-------- Data lines

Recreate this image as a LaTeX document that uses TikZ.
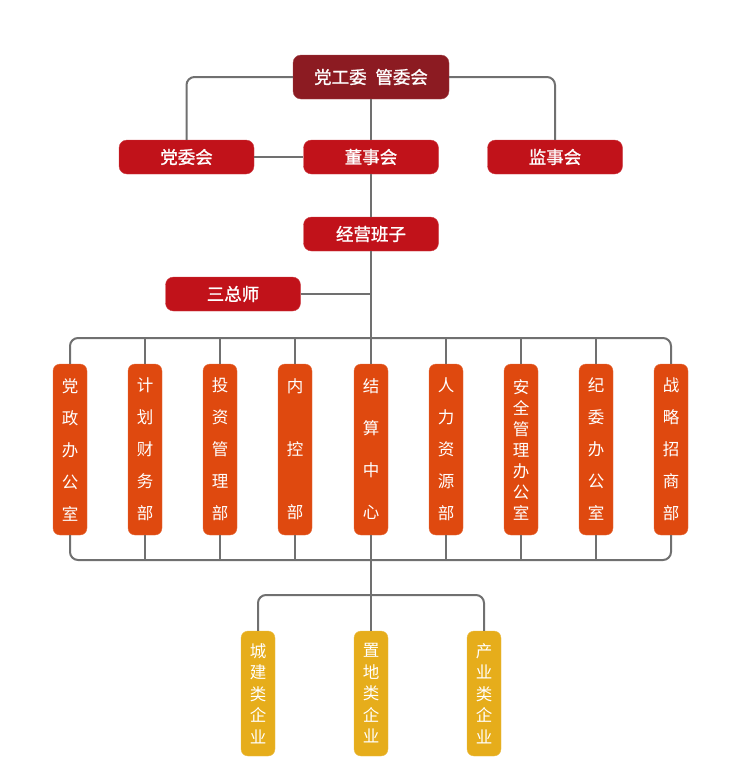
\documentclass[tikz,border=0pt]{standalone}
\usepackage{fontspec}
\newfontfamily\cjk{Noto Sans CJK SC}
\newfontfamily\cjkbold[FakeBold=1.2]{Noto Sans CJK SC}
\usetikzlibrary{positioning, calc}

\definecolor{topred}{HTML}{8C1B22}
\definecolor{boardred}{HTML}{C1121A}
\definecolor{deptorange}{HTML}{DF490F}
\definecolor{firmyellow}{HTML}{E6AD1B}
\definecolor{linegray}{HTML}{707070}

\tikzset{
	hbox/.style={rectangle, rounded corners=8pt, fill=boardred, draw=boardred!80!white, text=white,
		minimum width=135pt, minimum height=34pt, inner sep=0pt, font=\cjkbold\fontsize{17.5}{17.5}\selectfont},
	vbox/.style={rectangle, rounded corners=7pt, fill=deptorange, draw=deptorange!80!white, text=white,
		minimum width=34pt, minimum height=171pt, inner sep=0pt, align=center},
	ybox/.style={vbox, fill=firmyellow, draw=firmyellow!80!white, minimum height=125pt},
	vsp/.style={font=\cjk\fontsize{16.5}{#1}\selectfont},
	conn/.style={draw=linegray, line width=2pt, rounded corners=8pt},
}

\begin{document}
\begin{tikzpicture}[x=1pt, y=-1pt]
	\useasboundingbox (0,0) rectangle (750,772);

	\node[hbox, fill=topred, draw=topred!80!white, minimum width=156pt, minimum height=44pt] (gwh) at (371, 77) {党工委\hspace{0.5em}管委会};
	\node[hbox] (dwh) at (186.5, 157) {党委会};
	\node[hbox] (dsh) at (371, 157) {董事会};
	\node[hbox] (jsh) at (555, 157) {监事会};
	\node[hbox] (jybz) at (371, 234) {经营班子};
	\node[hbox] (szs) at (233, 294) {三总师};

	\node[vbox, vsp=32] (b1) at (70, 449.5) {党\\政\\办\\公\\室};
	\node[vbox, vsp=32] (b2) at (145, 449.5) {计\\划\\财\\务\\部};
	\node[vbox, vsp=32] (b3) at (220, 449.5) {投\\资\\管\\理\\部};
	\node[vbox, vsp=63] (b4) at (295, 449.5) {内\\控\\部};
	\node[vbox, vsp=42] (b5) at (371, 449.5) {结\\算\\中\\心};
	\node[vbox, vsp=32] (b6) at (446, 449.5) {人\\力\\资\\源\\部};
	\node[vbox, vsp=21] (b7) at (521, 449.5) {安\\全\\管\\理\\办\\公\\室};
	\node[vbox, vsp=32] (b8) at (596, 449.5) {纪\\委\\办\\公\\室};
	\node[vbox, vsp=32] (b9) at (671, 449.5) {战\\略\\招\\商\\部};

	\node[ybox, vsp=21.5] (y1) at (258, 693.5) {城\\建\\类\\企\\业};
	\node[ybox, vsp=21.5] (y2) at (371, 693.5) {置\\地\\类\\企\\业};
	\node[ybox, vsp=21.5] (y3) at (484, 693.5) {产\\业\\类\\企\\业};

	\coordinate (bt) at (371, 338);
	\coordinate (bb) at (371, 560);
	\coordinate (yb) at (371, 595);

	\path[conn] (gwh) -| (dwh);
	\path[conn] (gwh) -| (jsh);
	\path[conn] (gwh) -- (dsh);
	\path[conn] (dwh) -- (dsh);
	\path[conn] (dsh) -- (jybz);
	\path[conn] (jybz) -- (bt);
	\path[conn] (szs) -- (szs -| jybz);
	\path[conn] (b1) |- (bt) -| (b9);
	\path[conn] (b1) |- (bb) -| (b9);
	\foreach \b in {b2, b3, b4, b5, b6, b7, b8} {
		\path[conn] (\b) -- (\b |- bt);
		\path[conn] (\b) -- (\b |- bb);
	}
	\path[conn] (bb) -- (y2);
	\path[conn] (y1) |- (yb) -| (y3);
\end{tikzpicture}
\end{document}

----------------

> Short problem
Take the lines from the start of the material to the line with "at (233, 294)", both included, and transcribe them exactly without the pictures.

> Correct answer
Recreate this image as a LaTeX document that uses TikZ.
\documentclass[tikz,border=0pt]{standalone}
\usepackage{fontspec}
\newfontfamily\cjk{Noto Sans CJK SC}
\newfontfamily\cjkbold[FakeBold=1.2]{Noto Sans CJK SC}
\usetikzlibrary{positioning, calc}

\definecolor{topred}{HTML}{8C1B22}
\definecolor{boardred}{HTML}{C1121A}
\definecolor{deptorange}{HTML}{DF490F}
\definecolor{firmyellow}{HTML}{E6AD1B}
\definecolor{linegray}{HTML}{707070}

\tikzset{
	hbox/.style={rectangle, rounded corners=8pt, fill=boardred, draw=boardred!80!white, text=white,
		minimum width=135pt, minimum height=34pt, inner sep=0pt, font=\cjkbold\fontsize{17.5}{17.5}\selectfont},
	vbox/.style={rectangle, rounded corners=7pt, fill=deptorange, draw=deptorange!80!white, text=white,
		minimum width=34pt, minimum height=171pt, inner sep=0pt, align=center},
	ybox/.style={vbox, fill=firmyellow, draw=firmyellow!80!white, minimum height=125pt},
	vsp/.style={font=\cjk\fontsize{16.5}{#1}\selectfont},
	conn/.style={draw=linegray, line width=2pt, rounded corners=8pt},
}

\begin{document}
\begin{tikzpicture}[x=1pt, y=-1pt]
	\useasboundingbox (0,0) rectangle (750,772);

	\node[hbox, fill=topred, draw=topred!80!white, minimum width=156pt, minimum height=44pt] (gwh) at (371, 77) {党工委\hspace{0.5em}管委会};
	\node[hbox] (dwh) at (186.5, 157) {党委会};
	\node[hbox] (dsh) at (371, 157) {董事会};
	\node[hbox] (jsh) at (555, 157) {监事会};
	\node[hbox] (jybz) at (371, 234) {经营班子};
	\node[hbox] (szs) at (233, 294) {三总师};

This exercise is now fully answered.